Standing stone - pair, Derryvorahig, Co. Kerry
Co. Kerry |
Stone Monuments
Two small stones sit upright in a bog at Derryvorahig in south-west Kerry, barely protruding above the saturated ground, and yet their placement is deliberate, measured, and very old.
They are not the tall, dramatic pillars that tend to draw visitors to prehistoric sites; the taller of the two reaches only about 0.71 metres above the bog surface. What makes them worth attention is precisely that modesty, and the question it raises: why here, and why two?

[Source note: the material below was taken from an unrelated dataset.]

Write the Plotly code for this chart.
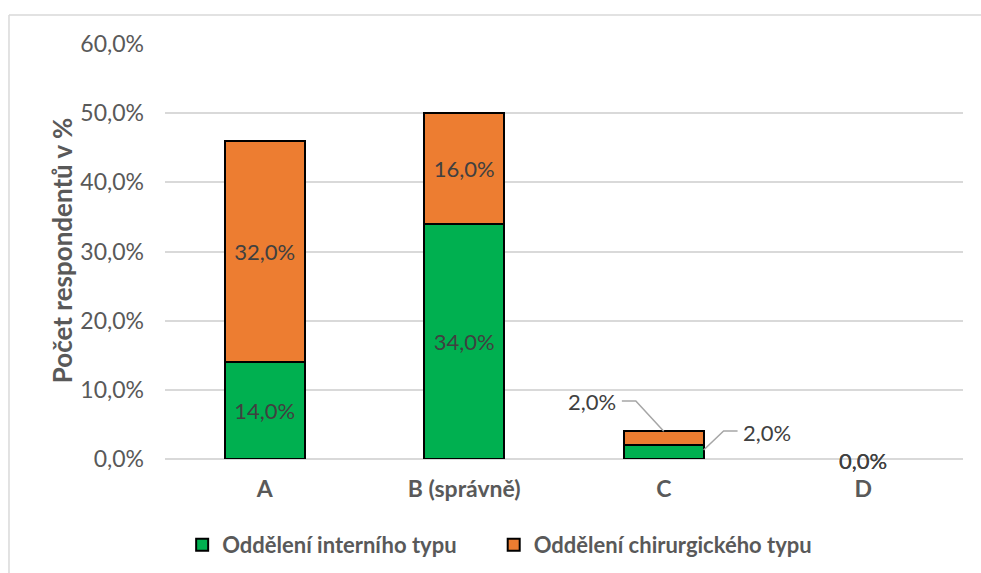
import plotly.graph_objects as go

categories = ["A", "B (správně)", "C", "D"]
interni = [14.0, 34.0, 2.0, 0.0]
chirurg = [32.0, 16.0, 2.0, 0.0]
series_names = ["Oddělení interního typu", "Oddělení chirurgického typu"]
y_ticks = [0, 10, 20, 30, 40, 50, 60]
y_tick_labels = ["0,0%", "10,0%", "20,0%", "30,0%", "40,0%", "50,0%", "60,0%"]

GREEN = "#00B050"
ORANGE = "#ED7D31"
FONT = "Lato"
TXT = "#595959"
LBL = "#404040"
LSIZE = 22

def fmt(v):
    return f"{v:.1f}".replace(".", ",") + "%"

inside_cats = [0, 1]  # labels drawn inside bars
legend_pad = ["\u00a0" * 6, ""]  # spacing after legend entries

fig = go.Figure()
for k, (vals, name, col) in enumerate(((interni, series_names[0], GREEN), (chirurg, series_names[1], ORANGE))):
    fig.add_trace(go.Bar(
        x=categories, y=vals, name=name + legend_pad[k],
        marker=dict(color=col, line=dict(color="black", width=[2 if v > 0 else 0 for v in vals])),
        text=[fmt(v) if i in inside_cats else "" for i, v in enumerate(vals)],
        textposition="inside", insidetextanchor="middle",
        textfont=dict(family=FONT, size=LSIZE, color=LBL),
    ))

annotations = []
shapes = []
# C labels with leader lines
ci = 2
top_c = interni[ci] + chirurg[ci]
annotations.append(dict(x=ci - 0.36, y=top_c + 4.3, xref="x", yref="y", text=fmt(chirurg[ci]),
                        showarrow=False, font=dict(family=FONT, size=LSIZE, color=LBL)))
shapes.append(dict(type="path", xref="x", yref="y",
                   path=f"M {ci-0.21},{top_c+4.4} L {ci-0.14},{top_c+4.4} L {ci},{top_c}",
                   line=dict(color="#A6A6A6", width=1.5)))
annotations.append(dict(x=ci + 0.52, y=interni[ci] + 1.9, xref="x", yref="y", text=fmt(interni[ci]),
                        showarrow=False, font=dict(family=FONT, size=LSIZE, color=LBL)))
shapes.append(dict(type="path", xref="x", yref="y",
                   path=f"M {ci+0.2},{interni[ci]*0.65} L {ci+0.3},{interni[ci]+2.05} L {ci+0.37},{interni[ci]+2.05}",
                   line=dict(color="#A6A6A6", width=1.5)))
# D labels (zero values, overlapping)
di = 3
for v in (interni[di], chirurg[di]):
    annotations.append(dict(x=di, y=v, xref="x", yref="y", yshift=-1, text=fmt(v),
                            showarrow=False, font=dict(family=FONT, size=LSIZE, color=LBL)))

# y-axis title
annotations.append(dict(x=-0.129, y=0.501, xref="paper", yref="paper", text="Počet respondentů v %",
                        xanchor="center", yanchor="middle",
                        textangle=-90, showarrow=False,
                        font=dict(family=FONT, size=26, color=TXT, weight="bold")))

# chart area border (top and left)
shapes.append(dict(type="line", xref="paper", yref="paper", x0=-0.1955, x1=1.05, y0=1.0699, y1=1.0699,
                   line=dict(color="#D9D9D9", width=1.5)))
shapes.append(dict(type="line", xref="paper", yref="paper", x0=-0.1955, x1=-0.1955, y0=-0.3, y1=1.0699,
                   line=dict(color="#D9D9D9", width=1.5)))

fig.update_layout(
    width=981, height=573,
    margin=dict(l=165, r=18, t=44, b=114, autoexpand=False),
    barmode="stack", bargap=0.6,
    plot_bgcolor="white", paper_bgcolor="white",
    font=dict(family=FONT, size=22, color=TXT),
    showlegend=True,
    legend=dict(orientation="h", x=0.0215, xanchor="left", y=-0.207, yanchor="middle",
                font=dict(family=FONT, size=22, color=TXT, weight="bold"), traceorder="normal",
                itemwidth=30),
    annotations=annotations, shapes=shapes,
)
fig.update_xaxes(showline=False, ticks="", automargin=False,
                 tickfont=dict(family=FONT, size=23, color=TXT, weight="bold"),
                 ticklabelstandoff=14)
fig.update_yaxes(range=[0, 60], tickvals=y_ticks, ticktext=y_tick_labels, showgrid=True, automargin=False,
                 gridcolor="#D9D9D9", gridwidth=1.5, zeroline=True, zerolinecolor="#D9D9D9", zerolinewidth=1.5,
                 showline=False, ticks="", ticklabelstandoff=20,
                 tickfont=dict(family=FONT, size=23, color=TXT))

fig.write_html("out.html")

The pair are aligned on a northeast-to-southwest axis, a orientation shared by many prehistoric standing stones across Ireland and often associated, though not conclusively, with solar or lunar alignments. The stones sit roughly 1.25 metres apart, one slightly larger and more rectangular in plan than the other. Around them, the bog preserves what are described as relict field boundaries, the ghost outlines of a farmed landscape that was probably already old when the bog began to form over it. This is a common situation in the Irish midlands and west, where blanket bog has slowly swallowed field systems, walls, and monuments that were in use during the Bronze Age or earlier. The bog, in other words, is not the original context but an accretion, a slow burial that has incidentally preserved what lies beneath and around the stones.